Martyr
- Born: unknown Patara, Lycia (modern-day Gelemiş, Kaş, Antalya, Turkey)
- Died: 9 April 306 Alexandria, Egypt
- Venerated in: Roman Catholic Church Eastern Orthodox Church
- Feast: 9 April (Western calendar) 2 April (Eastern calendar)
- Attributes: Drowned with his brother Amphian

= Aedesius of Alexandria =

Christian saint and martyr; brother of St. Aphian

Saint Aedesius of Alexandria (Greek: Αιδέσιος; died 306) was an early Christian martyred under Galerius Maximianus. He was the brother of Saint Amphian.

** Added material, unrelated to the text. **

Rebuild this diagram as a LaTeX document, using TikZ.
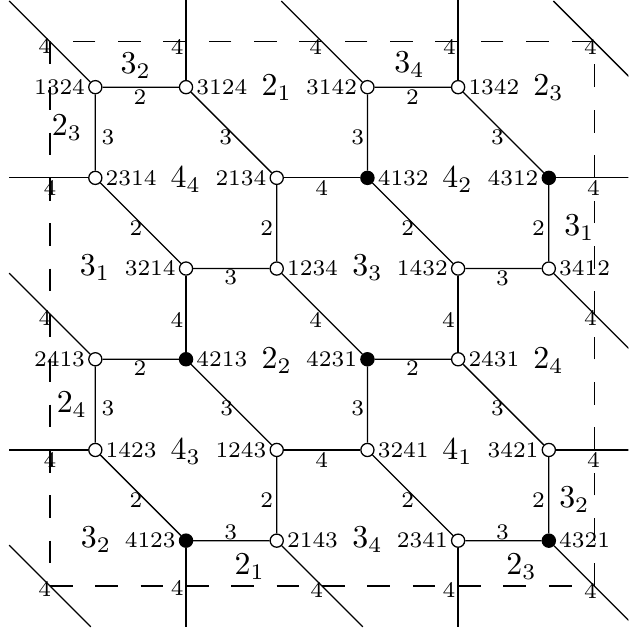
\documentclass[tikz,border=0pt]{standalone}
\begin{document}
\begin{tikzpicture}[x=1cm,y=1cm,
  vtx/.style={circle,draw,fill=white,inner sep=0pt,minimum size=0.145cm,line width=0.4pt},
  vfill/.style={vtx,fill=black},
  nl/.style={font=\scriptsize,inner sep=0.8pt},
  el/.style={font=\scriptsize,inner sep=0pt},
  rl/.style={inner sep=0pt},
  bnd/.style={line width=0.4pt,dash pattern=on 0.25cm off 0.25cm},
  ln/.style={line width=0.4pt}]
\useasboundingbox (-0.551,-0.507) rectangle (6.377,6.461);
\clip (-0.551,-0.507) rectangle (6.377,6.461);

% fundamental domain
\coordinate (b0) at (0,0);
\coordinate (b1) at (6,0);
\coordinate (b2) at (6,6);
\coordinate (b3) at (0,6);
\draw[bnd] (b0) -- (b1) -- (b2) -- (b3) -- cycle;

% vertices
\node[vtx,label={[nl]left:1324}]  (n1324) at (0.5,5.5) {};
\node[vtx,label={[nl]right:3124}] (n3124) at (1.5,5.5) {};
\node[vtx,label={[nl]left:3142}]  (n3142) at (3.5,5.5) {};
\node[vtx,label={[nl]right:1342}] (n1342) at (4.5,5.5) {};
\node[vtx,label={[nl]right:2314}] (n2314) at (0.5,4.5) {};
\node[vtx,label={[nl]left:2134}]  (n2134) at (2.5,4.5) {};
\node[vfill,label={[nl]right:4132}] (n4132) at (3.5,4.5) {};
\node[vfill,label={[nl]left:4312}]  (n4312) at (5.5,4.5) {};
\node[vtx,label={[nl]left:3214}]  (n3214) at (1.5,3.5) {};
\node[vtx,label={[nl]right:1234}] (n1234) at (2.5,3.5) {};
\node[vtx,label={[nl]left:1432}]  (n1432) at (4.5,3.5) {};
\node[vtx,label={[nl]right:3412}] (n3412) at (5.5,3.5) {};
\node[vtx,label={[nl]left:2413}]  (n2413) at (0.5,2.5) {};
\node[vfill,label={[nl]right:4213}] (n4213) at (1.5,2.5) {};
\node[vfill,label={[nl]left:4231}]  (n4231) at (3.5,2.5) {};
\node[vtx,label={[nl]right:2431}] (n2431) at (4.5,2.5) {};
\node[vtx,label={[nl]right:1423}] (n1423) at (0.5,1.5) {};
\node[vtx,label={[nl]left:1243}]  (n1243) at (2.5,1.5) {};
\node[vtx,label={[nl]right:3241}] (n3241) at (3.5,1.5) {};
\node[vtx,label={[nl]left:3421}]  (n3421) at (5.5,1.5) {};
\node[vfill,label={[nl]left:4123}]  (n4123) at (1.5,0.5) {};
\node[vtx,label={[nl]right:2143}] (n2143) at (2.5,0.5) {};
\node[vtx,label={[nl]left:2341}]  (n2341) at (4.5,0.5) {};
\node[vfill,label={[nl]right:4321}] (n4321) at (5.5,0.5) {};

% hexagon edges
\draw[ln] (n1324) -- (n3124) -- (n2134) -- (n1234) -- (n3214) -- (n2314) -- (n1324);
\draw[ln] (n3142) -- (n1342) -- (n4312) -- (n3412) -- (n1432) -- (n4132) -- (n3142);
\draw[ln] (n2413) -- (n4213) -- (n1243) -- (n2143) -- (n4123) -- (n1423) -- (n2413);
\draw[ln] (n4231) -- (n2431) -- (n3421) -- (n4321) -- (n2341) -- (n3241) -- (n4231);
% connecting edges
\draw[ln] (n2134) -- (n4132);
\draw[ln] (n3214) -- (n4213);
\draw[ln] (n1234) -- (n4231);
\draw[ln] (n1432) -- (n2431);
\draw[ln] (n1243) -- (n3241);

% stubs crossing the boundary
\coordinate (s1) at (-0.45,6.45);
\coordinate (s2) at (1.5,6.5);
\coordinate (s3) at (2.55,6.45);
\coordinate (s4) at (4.5,6.5);
\coordinate (s5) at (-0.45,4.5);
\coordinate (s6) at (-0.45,3.45);
\coordinate (s7) at (-0.45,1.5);
\coordinate (s8) at (6.45,4.5);
\coordinate (s9) at (6.45,2.55);
\coordinate (s10) at (6.45,1.5);
\coordinate (s11) at (6.45,-0.45);
\coordinate (s12) at (1.5,-0.45);
\coordinate (s13) at (3.45,-0.45);
\coordinate (s14) at (4.5,-0.45);
\draw[ln] (n1324) -- (s1);
\draw[ln] (n3124) -- (s2);
\draw[ln] (n3142) -- (s3);
\draw[ln] (n1342) -- (s4);
\draw[ln] (n2314) -- (s5);
\draw[ln] (n2413) -- (s6);
\draw[ln] (n1423) -- (s7);
\draw[ln] (n4312) -- (s8);
\draw[ln] (n3412) -- (s9);
\draw[ln] (n3421) -- (s10);
\draw[ln] (n4321) -- (s11);
\draw[ln] (n4123) -- (s12);
\draw[ln] (n2143) -- (s13);
\draw[ln] (n2341) -- (s14);
% corner copies
\coordinate (c1) at (5.55,6.45);
\coordinate (c2) at (6.45,5.55);
\coordinate (c3) at (-0.45,0.45);
\coordinate (c4) at (0.45,-0.45);
\draw[ln] (c1) -- (c2);
\draw[ln] (c3) -- (c4);

% edge labels
\node[el] (e1) at (0.991,5.391) {2};
\node[el] (e2) at (0.639,4.950) {3};
\node[el] (e3) at (1.938,4.950) {3};
\node[el] (e4) at (0.947,3.947) {2};
\node[el] (e5) at (2.390,3.947) {2};
\node[el] (e6) at (1.993,3.407) {3};
\node[el] (e7) at (2.996,4.388) {4};
\node[el] (e8) at (3.998,5.391) {2};
\node[el] (e9) at (3.392,4.950) {3};
\node[el] (e10) at (4.934,4.950) {3};
\node[el] (e11) at (3.943,3.947) {2};
\node[el] (e12) at (5.385,3.947) {2};
\node[el] (e13) at (4.989,3.396) {3};
\node[el] (e14) at (1.399,2.933) {4};
\node[el] (e15) at (2.930,2.933) {4};
\node[el] (e16) at (4.394,2.933) {4};
\node[el] (e17) at (0.991,2.404) {2};
\node[el] (e18) at (0.639,1.963) {3};
\node[el] (e19) at (1.949,1.963) {3};
\node[el] (e20) at (0.947,0.948) {2};
\node[el] (e21) at (2.390,0.948) {2};
\node[el] (e22) at (1.993,0.595) {3};
\node[el] (e23) at (3.998,2.404) {2};
\node[el] (e24) at (3.392,1.963) {3};
\node[el] (e25) at (4.934,1.963) {3};
\node[el] (e26) at (2.996,1.389) {4};
\node[el] (e27) at (3.943,0.948) {2};
\node[el] (e28) at (5.385,0.948) {2};
\node[el] (e29) at (4.989,0.595) {3};

% boundary labels
\node[el] (f1) at (-0.058,5.950) {4};
\node[el] (f2) at (1.404,5.946) {4};
\node[el] (f3) at (2.930,5.946) {4};
\node[el] (f4) at (4.405,5.940) {4};
\node[el] (f5) at (5.958,5.940) {4};
\node[el] (f6) at (0.0,4.388) {4};
\node[el] (f7) at (-0.055,2.955) {4};
\node[el] (f8) at (0.0,1.389) {4};
\node[el] (f9) at (-0.058,-0.035) {4};
\node[el] (f10) at (5.991,4.388) {4};
\node[el] (f11) at (5.958,2.955) {4};
\node[el] (f12) at (5.991,1.389) {4};
\node[el] (f13) at (5.958,-0.060) {4};
\node[el] (f14) at (1.404,-0.020) {4};
\node[el] (f15) at (2.940,-0.040) {4};
\node[el] (f16) at (4.400,-0.040) {4};

% region labels
\node[rl] (r1) at (0.947,5.733) {$3_2$};
\node[rl] (r2) at (2.5,5.49) {$2_1$};
\node[rl] (r3) at (0.187,5.05) {$2_3$};
\node[rl] (r4) at (1.498,4.476) {$4_4$};
\node[rl] (r5) at (0.496,3.506) {$3_1$};
\node[rl] (r6) at (3.965,5.744) {$3_4$};
\node[rl] (r7) at (5.496,5.49) {$2_3$};
\node[rl] (r8) at (4.493,4.476) {$4_2$};
\node[rl] (r9) at (5.837,3.947) {$3_1$};
\node[rl] (r10) at (3.502,3.506) {$3_3$};
\node[rl] (r11) at (2.5,2.481) {$2_2$};
\node[rl] (r12) at (0.242,1.996) {$2_4$};
\node[rl] (r13) at (1.498,1.477) {$4_3$};
\node[rl] (r14) at (0.507,0.507) {$3_2$};
\node[rl] (r15) at (2.203,0.209) {$2_1$};
\node[rl] (r16) at (5.496,2.481) {$2_4$};
\node[rl] (r17) at (4.493,1.477) {$4_1$};
\node[rl] (r18) at (5.782,0.948) {$3_2$};
\node[rl] (r19) at (3.502,0.507) {$3_4$};
\node[rl] (r20) at (5.198,0.209) {$2_3$};
\end{tikzpicture}
\end{document}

According to the martyrology, he publicly rebuked a judge who had been forcing Christian virgins to work in brothels in order to break them of their faith, so he was tortured and drowned.

==Life and martyrdom==
===Western tradition===

At Alexandria, in the time of Emperor Maximian Galerius, the martyr St. Aedesius, brother of the blessed Apphian. Because he publicly reproved the wicked judge who delivered to coruptors virgins consecrated to God, he was arrested by the soldiers, exposed to the most severe torments, and thrown into the sea for the sake of Christ our Lord.
— The Roman Martyrology

The historian Eusebius of Caesarea elaborates Aedesius' story: like his brother, he was a philosopher that converted to Christianity. Perhaps because of his standing among the educated, he seems to have thought little of professing his faith before magistrates, for which he was imprisoned several times and was sentenced to work in the mines of Palestine. He sought solitude in Egypt after his release, but found the persecution there was harsher under Hierocles. Aedesius was offended by the enslavement of consecrated virgins (who were forced to work in brothels), and so presented himself before the governor, whereupon he was seized by soldiers, tortured, and drowned. The saint's acta are preserved in a Chaldaic text. This story is probably confused, and perhaps conflated with that of the contemporary Neoplatonist philosopher, Aedesius.

===Eastern tradition===
The account of the Eastern Church says Aedesius and his brother were born in Patara of high-standing pagan parents. The brothers converted while studying in Beirut, secretly fleeing to Caesarea to be taught by Pamphilus of Caesarea. It is reported that Amphianus gave himself up to martyrdom, having "a twenty-year-old body but the understanding and greatness of soul of a centenarian." Having tried to stop the pagan governor of the area from sacrificing to idols, he was tortured; his legs were wrapped in cotton and burned, and they threw him into the sea with a stone around his neck. Aedesius was punished by being sent to a copper mine in Palestine, and then to Egypt. In Alexandria, he spoke out against Hierocles, who had been forcing Christian "nuns, virgins and pious women" to work alongside prostitutes in brothels. The account says Aedesius struck the prince, for which he was tortured and drowned in the sea like his brother.

==Veneration==
Aedesius' feast day is celebrated on 8 April in the Roman Catholic Church. In Eastern Orthodox Churches, his feast is 2 April.

In art, Aedesius is shown shipwrecked with his brother; the mention of a depiction that has his legs wrapped in oiled linen before he is burned to death is probably a reflection of the Eastern story of his brother's martyrdom.